--- Exercise description ---
Only the lines from the top of the listing below to the line that has "const ref = useRef<HTMLCanvasElement" should be echoed, with both ends kept and pictures left out.

--- Material provided ---
────────

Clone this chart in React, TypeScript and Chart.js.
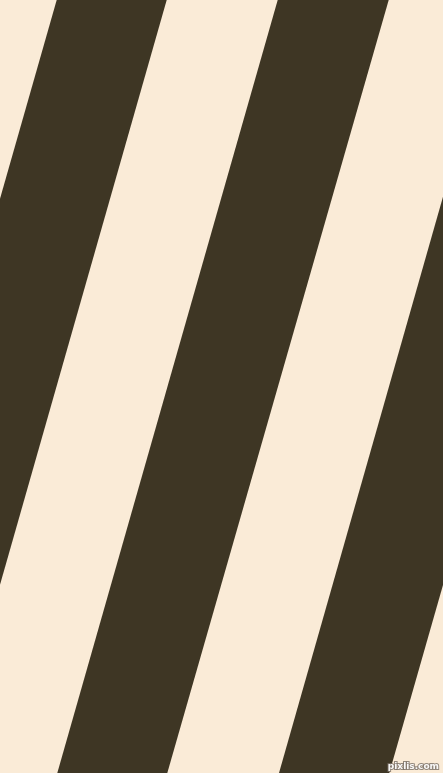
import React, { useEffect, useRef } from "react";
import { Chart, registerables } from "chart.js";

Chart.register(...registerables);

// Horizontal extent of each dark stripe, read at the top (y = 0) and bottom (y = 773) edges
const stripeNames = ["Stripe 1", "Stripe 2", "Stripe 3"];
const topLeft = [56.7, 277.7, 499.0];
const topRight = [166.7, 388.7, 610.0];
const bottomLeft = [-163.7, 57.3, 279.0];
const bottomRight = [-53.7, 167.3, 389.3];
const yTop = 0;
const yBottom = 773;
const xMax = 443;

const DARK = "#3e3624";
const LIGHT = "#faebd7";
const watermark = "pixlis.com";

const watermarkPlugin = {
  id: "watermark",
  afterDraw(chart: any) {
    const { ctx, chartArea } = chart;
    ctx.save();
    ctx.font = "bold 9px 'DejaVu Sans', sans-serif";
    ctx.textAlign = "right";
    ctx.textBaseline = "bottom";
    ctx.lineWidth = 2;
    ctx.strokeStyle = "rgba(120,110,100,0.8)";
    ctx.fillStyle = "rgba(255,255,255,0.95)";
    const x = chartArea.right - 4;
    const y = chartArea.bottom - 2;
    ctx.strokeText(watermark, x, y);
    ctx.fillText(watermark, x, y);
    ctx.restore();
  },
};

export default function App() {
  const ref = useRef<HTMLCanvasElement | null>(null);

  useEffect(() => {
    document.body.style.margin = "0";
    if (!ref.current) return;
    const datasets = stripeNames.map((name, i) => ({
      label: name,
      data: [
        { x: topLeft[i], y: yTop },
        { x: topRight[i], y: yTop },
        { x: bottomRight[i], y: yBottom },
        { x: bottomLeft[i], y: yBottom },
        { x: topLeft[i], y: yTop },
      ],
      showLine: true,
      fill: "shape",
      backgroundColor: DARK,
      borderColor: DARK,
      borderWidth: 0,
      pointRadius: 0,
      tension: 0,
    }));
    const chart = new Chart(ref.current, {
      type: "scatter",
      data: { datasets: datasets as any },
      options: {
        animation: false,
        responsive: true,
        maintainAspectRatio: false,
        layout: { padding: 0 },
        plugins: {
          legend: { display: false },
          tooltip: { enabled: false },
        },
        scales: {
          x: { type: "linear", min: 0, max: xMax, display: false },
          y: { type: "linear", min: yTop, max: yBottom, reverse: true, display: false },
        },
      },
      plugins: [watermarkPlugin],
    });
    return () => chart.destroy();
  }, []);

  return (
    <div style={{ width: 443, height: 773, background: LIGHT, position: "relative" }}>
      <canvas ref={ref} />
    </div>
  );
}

────────

--- Final result ---
Clone this chart in React, TypeScript and Chart.js.
import React, { useEffect, useRef } from "react";
import { Chart, registerables } from "chart.js";

Chart.register(...registerables);

// Horizontal extent of each dark stripe, read at the top (y = 0) and bottom (y = 773) edges
const stripeNames = ["Stripe 1", "Stripe 2", "Stripe 3"];
const topLeft = [56.7, 277.7, 499.0];
const topRight = [166.7, 388.7, 610.0];
const bottomLeft = [-163.7, 57.3, 279.0];
const bottomRight = [-53.7, 167.3, 389.3];
const yTop = 0;
const yBottom = 773;
const xMax = 443;

const DARK = "#3e3624";
const LIGHT = "#faebd7";
const watermark = "pixlis.com";

const watermarkPlugin = {
  id: "watermark",
  afterDraw(chart: any) {
    const { ctx, chartArea } = chart;
    ctx.save();
    ctx.font = "bold 9px 'DejaVu Sans', sans-serif";
    ctx.textAlign = "right";
    ctx.textBaseline = "bottom";
    ctx.lineWidth = 2;
    ctx.strokeStyle = "rgba(120,110,100,0.8)";
    ctx.fillStyle = "rgba(255,255,255,0.95)";
    const x = chartArea.right - 4;
    const y = chartArea.bottom - 2;
    ctx.strokeText(watermark, x, y);
    ctx.fillText(watermark, x, y);
    ctx.restore();
  },
};

export default function App() {
  const ref = useRef<HTMLCanvasElement | null>(null);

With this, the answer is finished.